Charlotte Muylaert is marketing leader for Billhighway in Troy, Michigan, and a member of ASAE’s Component Relations and Volunteer Management Council.
From microvolunteering to deeper engagement opportunities, these strategies will get more members excited about stepping up—and staying.
Recruiting volunteers can be tricky, especially when you realize you’ve been asking the same people and are at risk of losing them to burnout.
Taking steps to attract and keep more member volunteers requires effort, but not as much as starting from scratch with a blank volunteer roster. Here are five ideas to consider when thinking about how your association can increase your volunteer health score, which takes into consideration the satisfaction level of your volunteers, how many volunteers your organization has ready to help, and the level of willingness volunteers have to dive in.
1. Microvolunteering. Microvolunteering is the concept of offering small, noncommittal opportunities to help the association. It’s essentially the “many hands make light work” approach. These short assignments can lighten the load and prevent burnout in chapter leaders or others while still building the volunteer habit in members. Teaching staff and volunteer leaders how to recruit helpers and delegate tasks is key to success. Make sure they know asking for help isn’t a sign of slacking or weakness. It’s the mark of a leader who provides opportunities for others to pitch in and make a difference.

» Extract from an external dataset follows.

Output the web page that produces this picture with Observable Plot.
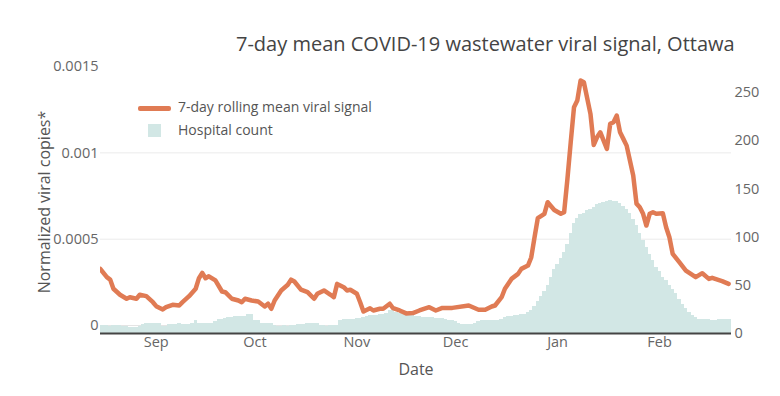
<!DOCTYPE html>
<html><head><meta charset="utf-8">
<script src="https://cdn.jsdelivr.net/npm/d3@7"></script>
<script src="https://cdn.jsdelivr.net/npm/@observablehq/plot@0.6"></script>
<style>
body{margin:0;background:#fff;font-family:"Open Sans",sans-serif;}
#wrap{position:relative;width:780px;height:396px;overflow:hidden;}
.t{position:absolute;white-space:nowrap;color:#444;line-height:1;}
#chart{position:absolute;left:0;top:0;}
</style></head><body>
<div id="wrap">
<div id="chart"></div>
<div class="t" style="left:236px;top:34px;font-size:20px;">7-day mean COVID-19 wastewater viral signal, Ottawa</div>
<div style="position:absolute;left:138px;top:106px;width:33px;height:4.5px;background:#e07b54;border-radius:2px"></div>
<div class="t" style="left:178px;top:100px;font-size:14px;color:#555">7-day rolling mean viral signal</div>
<div style="position:absolute;left:148px;top:124px;width:13px;height:13px;background:#d2e7e5"></div>
<div class="t" style="left:178px;top:123px;font-size:14px;color:#555">Hospital count</div>
<div class="t" style="left:44px;top:202px;font-size:16px;color:#555;transform:translate(-50%,-50%) rotate(-90deg)">Normalized viral copies*</div>
<div class="t" style="left:416px;top:369px;font-size:16px;color:#555;transform:translate(-50%,-50%)">Date</div>
</div>
<script>
// 7-day rolling mean viral signal (normalized viral copies)
const lineDates = ["2021-08-15","2021-08-17","2021-08-18","2021-08-19","2021-08-21","2021-08-23","2021-08-24","2021-08-26","2021-08-27","2021-08-29","2021-08-31",
"2021-09-01","2021-09-03","2021-09-04","2021-09-06","2021-09-08","2021-09-09","2021-09-11","2021-09-13","2021-09-14","2021-09-15","2021-09-16","2021-09-17","2021-09-19","2021-09-21","2021-09-22","2021-09-24","2021-09-26","2021-09-27","2021-09-28","2021-09-30",
"2021-10-02","2021-10-04","2021-10-05","2021-10-06","2021-10-07","2021-10-09","2021-10-11","2021-10-12","2021-10-13","2021-10-15","2021-10-17","2021-10-19","2021-10-20","2021-10-22","2021-10-24","2021-10-25","2021-10-26","2021-10-28","2021-10-29","2021-10-30",
"2021-11-01","2021-11-02","2021-11-03","2021-11-05","2021-11-06","2021-11-08","2021-11-09","2021-11-11","2021-11-12","2021-11-14","2021-11-16","2021-11-18","2021-11-20","2021-11-23","2021-11-25","2021-11-27","2021-11-30",
"2021-12-05","2021-12-08","2021-12-10","2021-12-12","2021-12-13","2021-12-15","2021-12-16","2021-12-18","2021-12-20","2021-12-21","2021-12-23","2021-12-24","2021-12-25","2021-12-26","2021-12-28","2021-12-29","2021-12-31",
"2022-01-02","2022-01-03","2022-01-04","2022-01-05","2022-01-06","2022-01-07","2022-01-08","2022-01-09","2022-01-11","2022-01-12","2022-01-13","2022-01-14","2022-01-16","2022-01-17","2022-01-18","2022-01-19","2022-01-20","2022-01-21","2022-01-22","2022-01-24","2022-01-25","2022-01-26","2022-01-27","2022-01-28","2022-01-29","2022-01-30","2022-01-31",
"2022-02-02","2022-02-03","2022-02-04","2022-02-05","2022-02-07","2022-02-09","2022-02-12","2022-02-14","2022-02-16","2022-02-17","2022-02-20","2022-02-22"];
const lineValues = [0.000328,0.000280,0.000266,0.000213,0.000178,0.000155,0.000164,0.000155,0.000178,0.000170,0.000135,
0.000112,0.000093,0.000106,0.000120,0.000116,0.000135,0.000170,0.000213,0.000274,0.000305,0.000274,0.000285,0.000261,0.000197,0.000193,0.000155,0.000145,0.000135,0.000155,0.000145,
0.000139,0.000110,0.000126,0.000097,0.000145,0.000203,0.000236,0.000266,0.000255,0.000208,0.000193,0.000155,0.000184,0.000203,0.000178,0.000164,0.000241,0.000222,0.000203,0.000207,
0.000184,0.000135,0.000081,0.000100,0.000087,0.000097,0.000097,0.000126,0.000100,0.000087,0.000070,0.000072,0.000087,0.000106,0.000087,0.000102,0.000102,
0.000116,0.000091,0.000091,0.000110,0.000116,0.000164,0.000213,0.000270,0.000299,0.000328,0.000347,0.000394,0.000511,0.000622,0.000647,0.000714,0.000669,
0.000647,0.000656,0.000849,0.001061,0.001264,0.001303,0.001419,0.001409,0.001226,0.001046,0.001090,0.001119,0.001023,0.001168,0.001177,0.001216,0.001119,0.001081,0.001042,0.000869,0.000706,0.000685,0.000647,0.000579,0.000647,0.000656,0.000647,
0.000650,0.000569,0.000511,0.000415,0.000367,0.000318,0.000280,0.000303,0.000270,0.000276,0.000257,0.000241];

// Daily hospital count, starting 2021-08-15
const hospStart = "2021-08-15";
const hospCounts = [
8,8,8,7,8,8,8,7,7, 6,6,6,7,9,10,10, 10,
10,10, 7,7, 9,9,9,10,9,9,9,10, 14, 10,10,10,10,10,12, 15,15,16, 17,17,18,18,18,18, 20,20,
14,13, 10,10,10,10, 8,7,7,8,7,8,8, 9,9,9,10,10,10,10, 8,8,7,8,8,8, 14,15,15,15,15,
16,16,17, 18,19,19,19,20,20,21, 24,24, 22,21,21,21,20,20, 18,18,17,17,17,17,16,16,16,15, 13,13,
12, 10,9,9,9,9,10, 12,13,13,14,14,14,14,15, 17,18,18,19,19,20, 20,22,24,28,33,38,44,50,58,66,
72,78,84,92,104,114,119,123,125,128,129,131,134,135,136,137,138,137,137,135,132,129,124,118,112,104,96,89,82,76,68,
64,58,55,50,46,41,35,30,26,22,19,17,15,15,15,15,14,14,15,15,15,15,15];

const leftTicks = [0, 0.0005, 0.001, 0.0015];
const rightTicks = [0, 50, 100, 150, 200, 250];
const monthTicks = ["2021-09-01","2021-10-01","2021-11-01","2021-12-01","2022-01-01","2022-02-01"];

const lineData = lineDates.map((d, i) => ({date: new Date(d), v: lineValues[i]}));
const hosp = hospCounts.map((c, i) => ({date: d3.utcDay.offset(new Date(hospStart), i), c}));

const yMin = -0.0000463, yMax = 0.001535, hMax = 283.2;
const k = (yMax - yMin) / hMax;
const toLeft = h => yMin + h * k;

const chart = Plot.plot({
  width: 780, height: 396,
  marginTop: 60, marginBottom: 63, marginLeft: 100, marginRight: 49,
  style: {fontFamily: "'Open Sans', sans-serif", fontSize: "14.5px", color: "#666", background: "transparent"},
  x: {type: "utc", domain: [new Date("2021-08-15T01:40Z"), new Date("2022-02-22T21:00Z")]},
  y: {domain: [yMin, yMax]},
  marks: [
    Plot.ruleY([0.0005, 0.001], {stroke: "#ebebeb"}),
    Plot.ruleY([0], {stroke: "#e4e4e4"}),
    Plot.rect(hosp, {x1: d => d3.utcHour.offset(d.date, -12), x2: d => d3.utcHour.offset(d.date, 14), y1: () => yMin, y2: d => toLeft(d.c), fill: "#d2e7e5", shapeRendering: "crispEdges", clip: true}),
    Plot.line(lineData, {x: "date", y: "v", stroke: "#e07b54", strokeWidth: 4.5, strokeLinejoin: "round", strokeLinecap: "round", clip: true}),
    Plot.ruleY([yMin], {stroke: "#444", strokeWidth: 2}),
    Plot.axisY({ticks: leftTicks, tickFormat: d => String(d), tickSize: 0, tickPadding: 2, label: null, fill: "#666"}),
    Plot.axisY({anchor: "right", ticks: rightTicks.map(toLeft), tickFormat: v => String(Math.round((v - yMin) / k)), tickSize: 0, tickPadding: 3, label: null, fill: "#666"}),
    Plot.axisX({ticks: monthTicks.map(d => new Date(d)), tickFormat: d3.utcFormat("%b"), tickSize: 0, tickPadding: 3, label: null, fill: "#666"})
  ]
});
document.getElementById("chart").appendChild(chart);
</script>
</body></html>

2. Upselling deeper involvement. When team members effectively delegate and recruit helpers for smaller volunteer tasks, certain people will stand out in the crowd. Helping your leaders learn how to identify qualified volunteers who might enjoy deeper involvement is a great way to keep these valuable players on the volunteer roster, and keep the roster growing.
A well-run program that has a streamlined volunteer experience will usually be more successful at keeping members in the pipeline than one that provides a bumpy or poor experience.
3. Rewarding volunteers. While most volunteers continue to contribute because they want to make a difference, it is still important to recognize and reward them. This makes them feel appreciated and provides greater visibility for your volunteer programs. Finding ways to make volunteers feel special or exclusive, such as being part of a community or being appointed to a committee, is often a good way to do this.
4. Designating a liaison. Depending on your association’s structure and dependency on volunteers, you may want a dedicated staff liaison to manage your programs. This increases your organization’s ability to follow up with volunteers, communicate effectively regarding opportunities and responsibilities, and measure the impact of the volunteer community. A well-run program that has a streamlined volunteer experience will usually be more successful at keeping members in the pipeline than one that provides a bumpy or poor experience.
5. Thanking volunteers. This may seem like a no-brainer, but it’s so important to remember. Too often, volunteering is a thankless job. Recognizing your volunteers goes a long way. It may take a few extra minutes, but slow down and send a handwritten note, or come up with other ways to give shout-outs to your community—perhaps a headline in the quarterly newsletter or on social media, for example. These accolades not only recognize the volunteer, but can encourage others to join in.
While your volunteer pipeline may not be full yet, be patient. If you focus on helping more people take their first steps by casting a wider net of volunteer opportunities, you’ll eventually have more people stepping up and becoming more involved, and satisfied, members.